Ces ajustements s’inscrivent dans une logique d’économie globale : les crédits de la mission « Cohésion des territoires » consacrés à l’aide au logement passeraient de 16,7 à 16,1 milliards d’euros. Si la réduction semble marginale sur le papier, elle s’ajoute à une tendance de long terme : le coût total des APL atteignait 15,6 milliards d’euros en 2023, selon CreditNews.fr.
Mais au-delà des chiffres, la décision interroge sur ses effets. Pour Manuel Domergue, directeur des études à la Fondation Abbé Pierre, « C’est ce qui était redouté », relaye BFM Business. Le chercheur souligne le risque d’un effet boule de neige : dans un contexte de forte inflation, geler les APL revient à réduire mécaniquement le pouvoir d’achat des locataires modestes, notamment des jeunes.
Étudiants étrangers : la suppression ciblée qui inquiète les associations
L’autre volet du Budget 2026 concerne directement les étudiants étrangers. Selon le texte gouvernemental, les étudiants hors Union européenne non boursiers ne seraient plus éligibles aux APL. Aucune évaluation précise du nombre d’étudiants concernés n’a été communiquée, mais les associations estiment qu’il s’agit de plusieurs dizaines de milliers de jeunes actuellement logés en France.
Pour le gouvernement, cette suppression participe au « recentrage » des aides sur les plus modestes. Officiellement, l’objectif est de réserver le dispositif à ceux qui en ont le plus besoin. Toutefois, sur le terrain, les réactions sont vives. Suzanne Nijdam, présidente de la FAGE, alerte : « Retirer les APL pour les étudiants extracommunautaires non boursiers, c’est vraiment mettre à la porte quasiment l’ensemble des étudiants extracommunautaires de notre système universitaire », rapporte BFM Business.
Cette suppression intervient dans un contexte déjà tendu. Les plafonds de ressources pour bénéficier de l’aide restent très bas : 8 600 euros pour un étudiant non boursier et 6 900 euros pour un boursier louant un logement classique selon Service-Public.fr. Autrement dit, nombre d’étudiants étrangers sans bourse, vivant souvent avec des emplois précaires, se retrouveront exclus du dispositif tout en n’ayant pas d’alternative.
Précarité étudiante et logement : une équation aggravée
Le logement étudiant est devenu un marqueur fort de la pauvreté des jeunes en France. Selon les dernières données publiques de la DREES, près d’un tiers des étudiants déclarent avoir déjà rencontré des difficultés pour payer leur loyer ou leurs charges.
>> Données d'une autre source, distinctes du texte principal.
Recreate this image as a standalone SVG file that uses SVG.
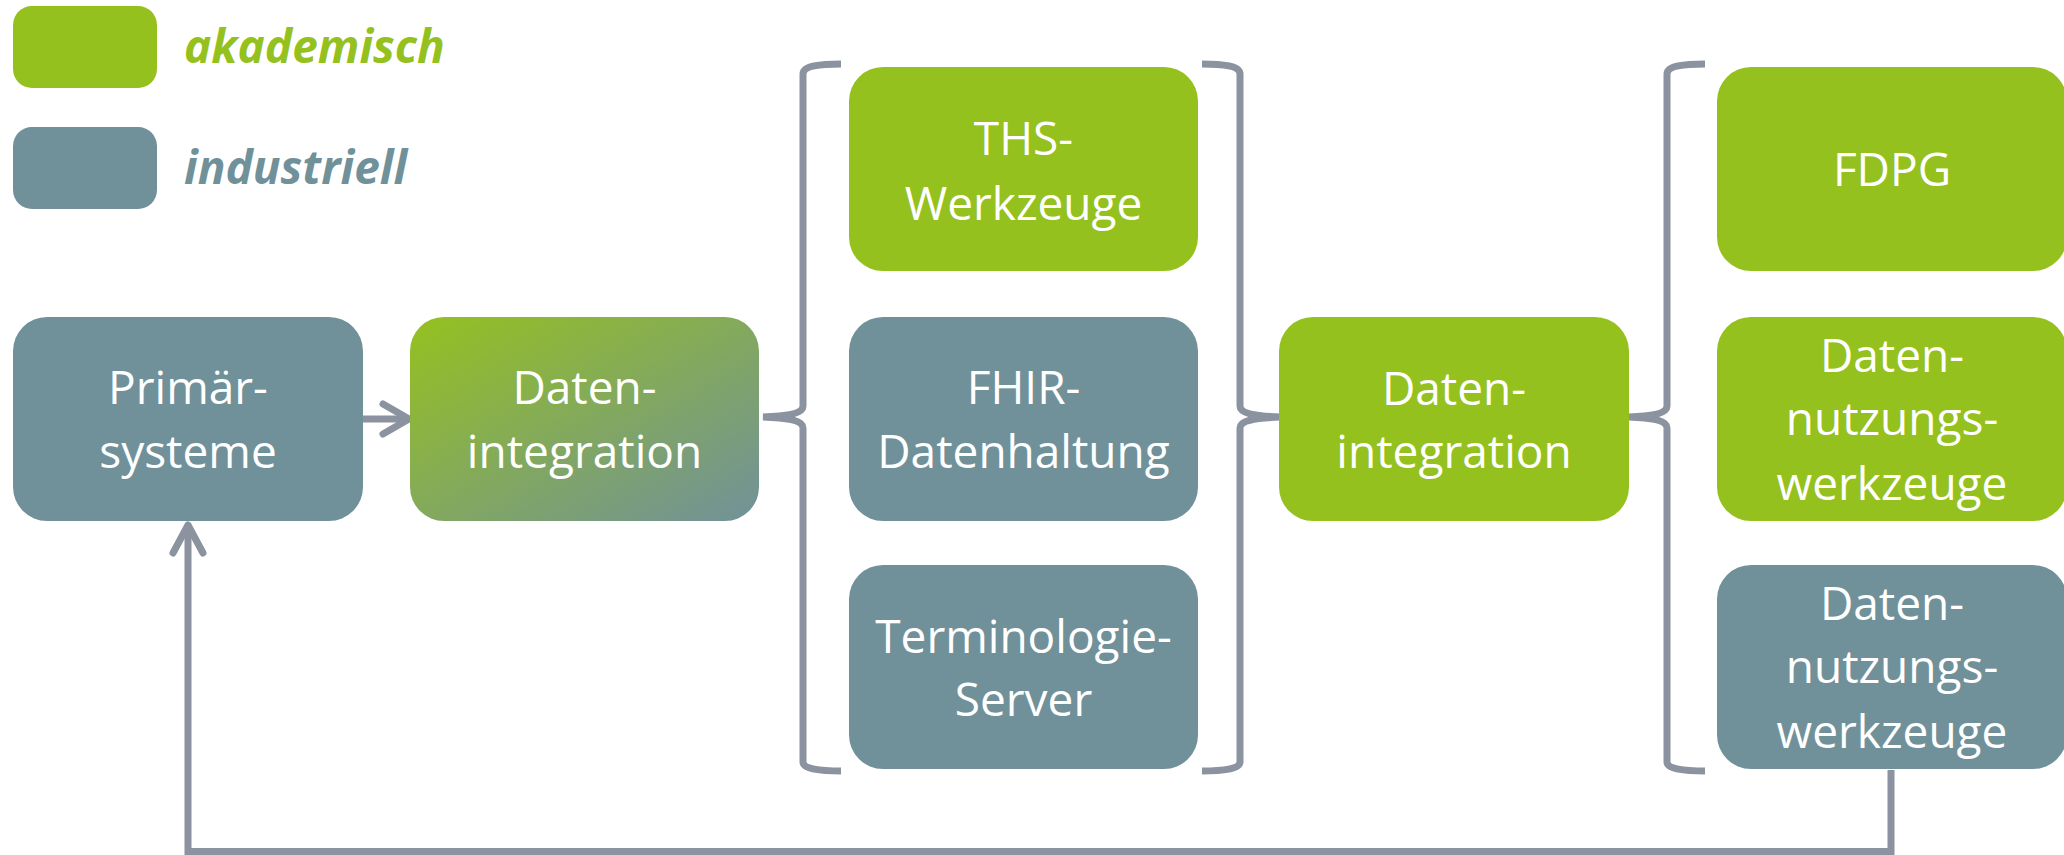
<svg xmlns="http://www.w3.org/2000/svg" width="2064" height="855" viewBox="0 0 2064 855">
<style>
.g{fill:#95C11F}
.t{fill:#71919A}
.lbl{font-family:"Open Sans","Liberation Sans",sans-serif;font-size:46px;fill:#FFFFFF;text-anchor:middle}
.leg{font-family:"Open Sans","Liberation Sans",sans-serif;font-size:46px;font-weight:bold;font-style:italic}
.ln{fill:none;stroke:#8B92A0;stroke-width:7}
.ar{fill:none;stroke:#8B92A0;stroke-width:7;stroke-linecap:round;stroke-linejoin:round}
</style>
<defs>
<linearGradient id="grad" x1="0" y1="0" x2="1" y2="1">
<stop offset="0" stop-color="#95C11F"/>
<stop offset="1" stop-color="#71919A"/>
</linearGradient>
</defs>
<rect width="2064" height="855" fill="#FFFFFF"/>
<g id="legend">
<rect class="g" x="13" y="6" width="144" height="82" rx="19"/>
<text class="leg" x="184" y="63" fill="#95C11F">akademisch</text>
<rect class="t" x="13" y="127" width="144" height="82" rx="19"/>
<text class="leg" x="184" y="184" fill="#71919A">industriell</text>
</g>
<g id="connectors">
<path class="ln" d="M841,64 C820,64 803,66 803,74 L803,406 C803,413 790,416 763,417 C790,418 803,421 803,428 L803,762 C803,769 820,771 841,771"/>
<path class="ln" d="M1202,64 C1223,64 1240,66 1240,74 L1240,406 C1240,413 1253,416 1280,417 C1253,418 1240,421 1240,428 L1240,762 C1240,769 1223,771 1202,771"/>
<path class="ln" d="M1705,64 C1684,64 1667,66 1667,74 L1667,406 C1667,413 1654,416 1629,417 C1654,418 1667,421 1667,428 L1667,762 C1667,769 1684,771 1705,771"/>
<path class="ln" d="M363,419 L406,419"/>
<path class="ar" d="M383,404 L409,419 L383,434"/>
<path class="ln" d="M1891,770 L1891,851.5 L188,851.5 L188,527"/>
<path class="ar" d="M173,553 L188,525 L203,553"/>
</g>
<g id="n-primaer">
<rect class="t" x="13" y="317" width="350" height="204" rx="34"/>
<text class="lbl" x="188" y="404">Primär-</text>
<text class="lbl" x="188" y="468">systeme</text>
</g>
<g id="n-datenintegration1">
<rect x="410" y="317" width="349" height="204" rx="34" fill="url(#grad)"/>
<text class="lbl" x="584.5" y="404">Daten-</text>
<text class="lbl" x="584.5" y="468">integration</text>
</g>
<g id="n-ths">
<rect class="g" x="849" y="67" width="349" height="204" rx="34"/>
<text class="lbl" x="1023.5" y="155">THS-</text>
<text class="lbl" x="1023.5" y="220">Werkzeuge</text>
</g>
<g id="n-fhir">
<rect class="t" x="849" y="317" width="349" height="204" rx="34"/>
<text class="lbl" x="1023.5" y="404">FHIR-</text>
<text class="lbl" x="1023.5" y="468">Datenhaltung</text>
</g>
<g id="n-terminologie">
<rect class="t" x="849" y="565" width="349" height="204" rx="34"/>
<text class="lbl" x="1023.5" y="653">Terminologie-</text>
<text class="lbl" x="1023.5" y="716">Server</text>
</g>
<g id="n-datenintegration2">
<rect class="g" x="1279" y="317" width="350" height="204" rx="34"/>
<text class="lbl" x="1454" y="405">Daten-</text>
<text class="lbl" x="1454" y="468">integration</text>
</g>
<g id="n-fdpg">
<rect class="g" x="1717" y="67" width="350" height="204" rx="34"/>
<text class="lbl" x="1892" y="186">FDPG</text>
</g>
<g id="n-nutzung-akad">
<rect class="g" x="1717" y="317" width="350" height="204" rx="34"/>
<text class="lbl" x="1892" y="372">Daten-</text>
<text class="lbl" x="1892" y="435">nutzungs-</text>
<text class="lbl" x="1892" y="500">werkzeuge</text>
</g>
<g id="n-nutzung-ind">
<rect class="t" x="1717" y="565" width="350" height="204" rx="34"/>
<text class="lbl" x="1892" y="620">Daten-</text>
<text class="lbl" x="1892" y="683">nutzungs-</text>
<text class="lbl" x="1892" y="748">werkzeuge</text>
</g>
</svg>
Le gel des APL et leur suppression pour une partie du public risquent d’aggraver cette situation, alors que les loyers, notamment en région parisienne et dans les grandes métropoles universitaires, ont augmenté de plus de 10 % depuis 2022.
Du côté de l’exécutif, le discours reste prudent. Le Premier ministre Sébastien Lecornu, lors de sa déclaration de politique générale le 14 octobre 2025, a confirmé vouloir « recentrer les politiques sociales sur les foyers français les plus modestes ». Une orientation budgétaire assumée, mais qui laisse en suspens la question de la solidarité étudiante.
Ainsi, alors que près d’un étudiant sur cinq vit sous le seuil de pauvreté, selon les dernières estimations de la Fondation pour le Logement des Défavorisés, le gel des APL et la suppression partielle du dispositif pourraient symboliser une fracture sociale entre les jeunes Français et étrangers, boursiers et non-boursiers, précaires et favorisés.